§ **Problem statement**:
Make an exact copy of the records, with the images left out.

§ **Task input**:
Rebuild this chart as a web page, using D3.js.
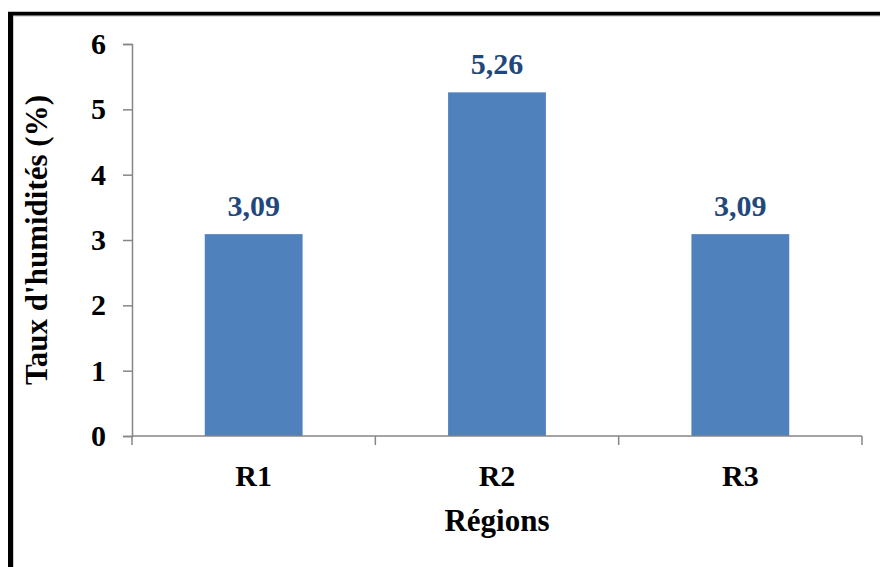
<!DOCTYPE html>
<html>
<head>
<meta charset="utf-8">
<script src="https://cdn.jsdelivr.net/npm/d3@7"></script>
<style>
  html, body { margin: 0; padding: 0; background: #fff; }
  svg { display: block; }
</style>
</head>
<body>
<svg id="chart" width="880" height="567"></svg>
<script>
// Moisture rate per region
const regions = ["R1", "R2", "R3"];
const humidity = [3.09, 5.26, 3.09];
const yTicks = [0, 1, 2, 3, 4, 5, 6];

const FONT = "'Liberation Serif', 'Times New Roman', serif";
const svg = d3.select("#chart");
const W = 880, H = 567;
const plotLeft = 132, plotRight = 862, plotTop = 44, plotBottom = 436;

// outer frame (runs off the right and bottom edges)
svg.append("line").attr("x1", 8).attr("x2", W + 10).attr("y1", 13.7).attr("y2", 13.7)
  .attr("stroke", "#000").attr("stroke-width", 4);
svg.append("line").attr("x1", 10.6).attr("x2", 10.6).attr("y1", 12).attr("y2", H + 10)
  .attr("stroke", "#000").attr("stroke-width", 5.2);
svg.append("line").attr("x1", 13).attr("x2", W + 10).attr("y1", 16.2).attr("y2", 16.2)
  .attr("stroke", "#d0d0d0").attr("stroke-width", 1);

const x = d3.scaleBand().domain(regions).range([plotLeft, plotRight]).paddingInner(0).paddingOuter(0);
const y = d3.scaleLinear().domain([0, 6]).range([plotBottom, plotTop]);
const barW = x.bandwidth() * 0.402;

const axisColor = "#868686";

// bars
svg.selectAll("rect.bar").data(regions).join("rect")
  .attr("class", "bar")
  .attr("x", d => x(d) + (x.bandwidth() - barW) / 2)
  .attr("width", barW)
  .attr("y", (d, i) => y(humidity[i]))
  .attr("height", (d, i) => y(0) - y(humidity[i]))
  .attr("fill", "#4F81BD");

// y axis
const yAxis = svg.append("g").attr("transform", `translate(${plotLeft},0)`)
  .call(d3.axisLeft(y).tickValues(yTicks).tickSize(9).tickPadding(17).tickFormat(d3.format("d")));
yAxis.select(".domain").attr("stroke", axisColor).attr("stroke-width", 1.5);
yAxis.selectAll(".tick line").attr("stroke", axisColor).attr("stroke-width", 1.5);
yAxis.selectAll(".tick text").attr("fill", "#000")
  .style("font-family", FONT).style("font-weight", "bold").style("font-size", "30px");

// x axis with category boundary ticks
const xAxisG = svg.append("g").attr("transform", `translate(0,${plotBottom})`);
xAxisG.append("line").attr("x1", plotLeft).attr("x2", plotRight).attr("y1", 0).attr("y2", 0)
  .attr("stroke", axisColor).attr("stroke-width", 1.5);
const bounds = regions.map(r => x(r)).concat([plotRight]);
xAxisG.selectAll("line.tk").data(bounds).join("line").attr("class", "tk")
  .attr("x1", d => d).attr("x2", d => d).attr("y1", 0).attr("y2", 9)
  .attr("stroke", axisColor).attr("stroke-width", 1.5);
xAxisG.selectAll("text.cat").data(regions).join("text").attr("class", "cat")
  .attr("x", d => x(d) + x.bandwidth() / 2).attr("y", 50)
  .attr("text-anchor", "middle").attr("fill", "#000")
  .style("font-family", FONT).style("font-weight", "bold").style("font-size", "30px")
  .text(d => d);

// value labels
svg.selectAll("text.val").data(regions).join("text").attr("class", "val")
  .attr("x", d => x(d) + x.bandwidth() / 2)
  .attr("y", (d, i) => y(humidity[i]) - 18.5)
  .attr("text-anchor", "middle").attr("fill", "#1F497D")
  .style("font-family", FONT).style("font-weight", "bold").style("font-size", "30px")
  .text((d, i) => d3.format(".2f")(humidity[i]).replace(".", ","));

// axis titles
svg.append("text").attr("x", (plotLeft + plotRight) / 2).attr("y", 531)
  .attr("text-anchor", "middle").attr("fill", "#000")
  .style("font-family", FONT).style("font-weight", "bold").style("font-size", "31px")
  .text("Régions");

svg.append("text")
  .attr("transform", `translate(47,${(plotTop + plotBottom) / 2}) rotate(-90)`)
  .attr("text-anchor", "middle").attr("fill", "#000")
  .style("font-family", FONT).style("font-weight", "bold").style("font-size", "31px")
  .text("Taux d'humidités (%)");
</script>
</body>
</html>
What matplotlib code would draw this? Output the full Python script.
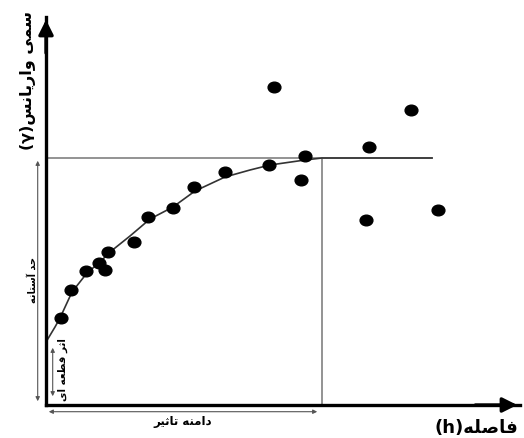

§ **Answer to the exercise**:
Rebuild this chart as a web page, using D3.js.
<!DOCTYPE html>
<html>
<head>
<meta charset="utf-8">
<script src="https://cdn.jsdelivr.net/npm/d3@7"></script>
<style>
  html, body { margin: 0; padding: 0; background: #fff; }
  svg { display: block; }
</style>
</head>
<body>
<svg id="chart" width="880" height="567"></svg>
<script>
// Moisture rate per region
const regions = ["R1", "R2", "R3"];
const humidity = [3.09, 5.26, 3.09];
const yTicks = [0, 1, 2, 3, 4, 5, 6];

const FONT = "'Liberation Serif', 'Times New Roman', serif";
const svg = d3.select("#chart");
const W = 880, H = 567;
const plotLeft = 132, plotRight = 862, plotTop = 44, plotBottom = 436;

// outer frame (runs off the right and bottom edges)
svg.append("line").attr("x1", 8).attr("x2", W + 10).attr("y1", 13.7).attr("y2", 13.7)
  .attr("stroke", "#000").attr("stroke-width", 4);
svg.append("line").attr("x1", 10.6).attr("x2", 10.6).attr("y1", 12).attr("y2", H + 10)
  .attr("stroke", "#000").attr("stroke-width", 5.2);
svg.append("line").attr("x1", 13).attr("x2", W + 10).attr("y1", 16.2).attr("y2", 16.2)
  .attr("stroke", "#d0d0d0").attr("stroke-width", 1);

const x = d3.scaleBand().domain(regions).range([plotLeft, plotRight]).paddingInner(0).paddingOuter(0);
const y = d3.scaleLinear().domain([0, 6]).range([plotBottom, plotTop]);
const barW = x.bandwidth() * 0.402;

const axisColor = "#868686";

// bars
svg.selectAll("rect.bar").data(regions).join("rect")
  .attr("class", "bar")
  .attr("x", d => x(d) + (x.bandwidth() - barW) / 2)
  .attr("width", barW)
  .attr("y", (d, i) => y(humidity[i]))
  .attr("height", (d, i) => y(0) - y(humidity[i]))
  .attr("fill", "#4F81BD");

// y axis
const yAxis = svg.append("g").attr("transform", `translate(${plotLeft},0)`)
  .call(d3.axisLeft(y).tickValues(yTicks).tickSize(9).tickPadding(17).tickFormat(d3.format("d")));
yAxis.select(".domain").attr("stroke", axisColor).attr("stroke-width", 1.5);
yAxis.selectAll(".tick line").attr("stroke", axisColor).attr("stroke-width", 1.5);
yAxis.selectAll(".tick text").attr("fill", "#000")
  .style("font-family", FONT).style("font-weight", "bold").style("font-size", "30px");

// x axis with category boundary ticks
const xAxisG = svg.append("g").attr("transform", `translate(0,${plotBottom})`);
xAxisG.append("line").attr("x1", plotLeft).attr("x2", plotRight).attr("y1", 0).attr("y2", 0)
  .attr("stroke", axisColor).attr("stroke-width", 1.5);
const bounds = regions.map(r => x(r)).concat([plotRight]);
xAxisG.selectAll("line.tk").data(bounds).join("line").attr("class", "tk")
  .attr("x1", d => d).attr("x2", d => d).attr("y1", 0).attr("y2", 9)
  .attr("stroke", axisColor).attr("stroke-width", 1.5);
xAxisG.selectAll("text.cat").data(regions).join("text").attr("class", "cat")
  .attr("x", d => x(d) + x.bandwidth() / 2).attr("y", 50)
  .attr("text-anchor", "middle").attr("fill", "#000")
  .style("font-family", FONT).style("font-weight", "bold").style("font-size", "30px")
  .text(d => d);

// value labels
svg.selectAll("text.val").data(regions).join("text").attr("class", "val")
  .attr("x", d => x(d) + x.bandwidth() / 2)
  .attr("y", (d, i) => y(humidity[i]) - 18.5)
  .attr("text-anchor", "middle").attr("fill", "#1F497D")
  .style("font-family", FONT).style("font-weight", "bold").style("font-size", "30px")
  .text((d, i) => d3.format(".2f")(humidity[i]).replace(".", ","));

// axis titles
svg.append("text").attr("x", (plotLeft + plotRight) / 2).attr("y", 531)
  .attr("text-anchor", "middle").attr("fill", "#000")
  .style("font-family", FONT).style("font-weight", "bold").style("font-size", "31px")
  .text("Régions");

svg.append("text")
  .attr("transform", `translate(47,${(plotTop + plotBottom) / 2}) rotate(-90)`)
  .attr("text-anchor", "middle").attr("fill", "#000")
  .style("font-family", FONT).style("font-weight", "bold").style("font-size", "31px")
  .text("Taux d'humidités (%)");
</script>
</body>
</html>
What matplotlib code would draw this? Output the full Python script.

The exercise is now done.